It's 2026 and the suburban housing landscape around Chicago has changed significantly over the past several years.
Higher mortgage rates, affordability challenges, elevated property taxes, and limited for-sale inventory have pushed many households to delay buying. At the same time, remote and hybrid work have changed what people prioritize when choosing where to live.
Instead of competing for smaller downtown apartments, many households are looking for more square footage, attached garages, fenced yards, fresh kitchens, home office space, and access to strong school districts. That shift has made single-family rental homes in Chicago suburbs increasingly attractive to both residents and real estate investors.
At Landmark Property Management, we have seen strong leasing activity throughout Naperville, Plainfield, Tinley Park, Orland Park, Frankfort, New Lenox, Bolingbrook, and Shorewood. These communities appeal to people who want more space, suburban convenience, and long-term stability without the commitment of buying.
For many investors, suburban rental housing is becoming one of the more stable segments of the Chicagoland housing market.
Chicago suburban leasing activity continues rising

The path to homeownership has become more difficult for many buyers throughout Illinois. Higher monthly mortgage payments, rising insurance costs, elevated interest rates, and larger down payment requirements have kept many households renting longer than expected.
Chicago rent data also shows continued pricing pressure. RentCafe reported Chicago’s average apartment rent at $2,471 as of April 2026, up 4.66% from the previous year, while Zillow reported an average Chicago rent of $2,050 and more than 10,000 available listings in May 2026. Those sources use different data sets, but both point to an active and competitive rental environment.
In many suburbs, well-maintained houses lease quickly when priced appropriately and marketed well. Communities with strong commuter convenience, shopping, parks, restaurants, and updated housing inventory often generate the most interest.

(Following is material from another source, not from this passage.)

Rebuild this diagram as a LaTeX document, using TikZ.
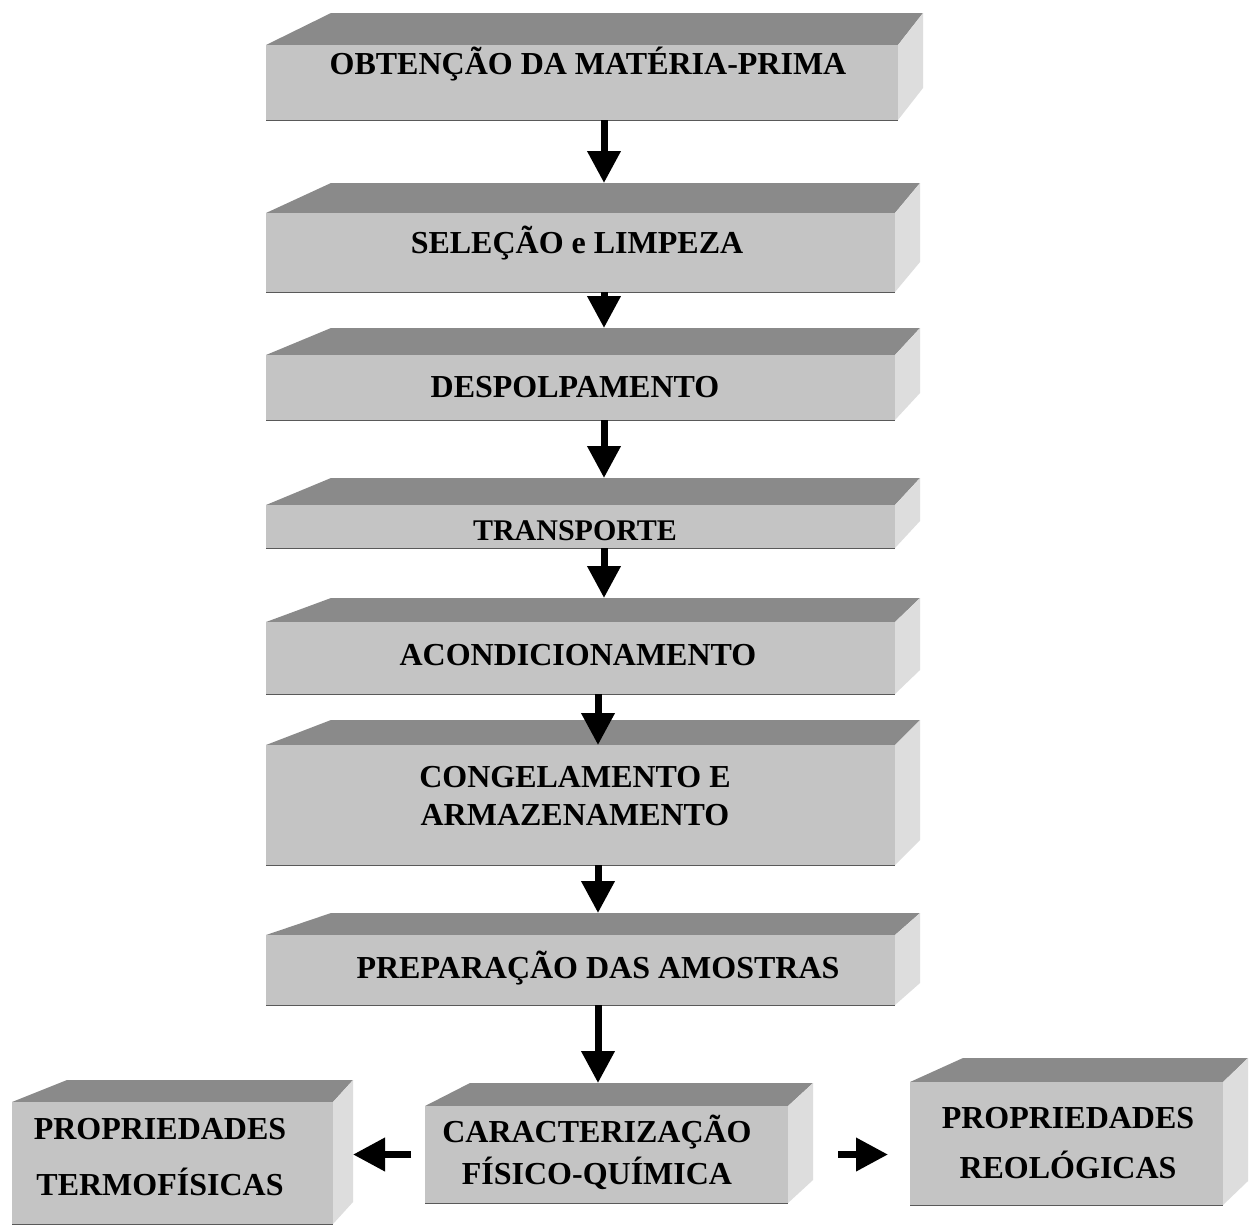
\documentclass[tikz,border=0pt]{standalone}
\usepackage{fontspec}
\setmainfont{Liberation Serif}
\usetikzlibrary{arrows.meta}
\definecolor{frontc}{HTML}{C4C4C4}
\definecolor{topc}{HTML}{8A8A8A}
\definecolor{sidec}{HTML}{DDDDDD}
\tikzset{
  frontface/.style={fill=frontc, inner sep=0pt, outer sep=0pt, anchor=north west},
  topface/.style={fill=topc},
  sideface/.style={fill=sidec},
  lbl/.style={font=\bfseries\fontsize{32}{40}\selectfont, align=center, inner sep=0pt},
  arr/.style={line width=7pt, -{Triangle[width=32pt,length=32pt]}},
}
% name, x1, y1, x2, y2, left depth, right depth, depth
\newcommand\cubebox[8]{%
  \fill[topface] (#2,#3) -- (#2+#6,#3-#8) -- (#4+#7,#3-#8) -- (#4,#3) -- cycle;
  \fill[sideface] (#4,#3) -- (#4+#7,#3-#8) -- (#4+#7,#5-#8) -- (#4,#5) -- cycle;
  \node[frontface, minimum width={#4pt-#2pt}, minimum height={#5pt-#3pt}] (#1) at (#2,#3) {};
  \draw[black!65, line width=1pt] (#1.south west) -- (#1.south east);
  \coordinate (#1-top) at (#2,#3-#8);
  \coordinate (#1-side) at (#4+#7,#3);
}
\begin{document}
\begin{tikzpicture}[x=1pt,y=-1pt]
\fill[white] (0,0) rectangle (1249,1224);
\useasboundingbox (0,0) rectangle (1249,1224);

\cubebox{b1}{266}{45}{898}{120}{65}{25}{32}
\cubebox{b2}{266}{213}{895}{292}{65}{25}{30}
\cubebox{b3}{266}{355}{895}{420}{65}{25}{27}
\cubebox{b4}{266}{505}{895}{548}{65}{25}{27}
\cubebox{b5}{266}{622}{895}{694}{65}{25}{24}
\cubebox{b6}{266}{745}{895}{865}{65}{25}{25}
\cubebox{b7}{266}{935}{895}{1005}{65}{25}{22}
\cubebox{tl}{12}{1102}{333}{1224}{55}{20}{22}
\cubebox{cc}{425}{1106}{788}{1203}{45}{25}{23}
\cubebox{rr}{910}{1082}{1223}{1205}{53}{25}{24}

\node[lbl] (b1t) at (588,64) {OBTENÇÃO DA MATÉRIA-PRIMA};
\node[lbl] (b2t) at (577,243) {SELEÇÃO e LIMPEZA};
\node[lbl] (b3t) at (575,387) {DESPOLPAMENTO};
\node[lbl, font=\bfseries\fontsize{30}{36}\selectfont] (b4t) at (575,531) {TRANSPORTE};
\node[lbl] (b5t) at (578,655) {ACONDICIONAMENTO};
\node[lbl, font=\bfseries\fontsize{32}{38}\selectfont] (b6t) at (575,796) {CONGELAMENTO E\\ARMAZENAMENTO};
\node[lbl] (b7t) at (598,968) {PREPARAÇÃO DAS AMOSTRAS};
\node[lbl, font=\bfseries\fontsize{32}{56}\selectfont] (tlt) at (160,1157) {PROPRIEDADES\\TERMOFÍSICAS};
\node[lbl, font=\bfseries\fontsize{32}{42}\selectfont] (cct) at (597,1152) {CARACTERIZAÇÃO\\FÍSICO-QUÍMICA};
\node[lbl, font=\bfseries\fontsize{32}{50}\selectfont] (rrt) at (1068,1143) {PROPRIEDADES\\REOLÓGICAS};

\coordinate (ax) at (604,0);
\coordinate (ax2) at (598,0);
\draw[arr] (b1.south -| ax) -- (b2-top -| ax);
\draw[arr] (b2.south -| ax) -- (b3-top -| ax);
\draw[arr] (b3.south -| ax) -- (b4-top -| ax);
\draw[arr] (b4.south -| ax) -- (b5-top -| ax);
\draw[arr] (b5.south -| ax2) -- (b6.north -| ax2);
\draw[arr] (b6.south -| ax2) -- (b7-top -| ax2);
\draw[arr] (b7.south -| ax2) -- (cc-top -| ax2);
\draw[arr] ([xshift=-14pt]cc.west) -- (tl-side |- cc.west);
\draw[arr] ([xshift=25pt]cc-side |- cc.east) -- ([xshift=-22pt]rr.west |- cc.east);
\end{tikzpicture}
\end{document}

Today’s applicants are also more informed. Before scheduling a showing, many compare commute times, condition, parking, amenities, school districts, and responsiveness.
Why more people are staying in the renter pool

Many households that planned to buy are now waiting.
Affordability remains one of the biggest issues shaping the Chicago-area housing landscape in 2026. The Chicago Sun-Times reported that affordability concerns, limited listings, and steady buyer interest continue shaping the local housing picture.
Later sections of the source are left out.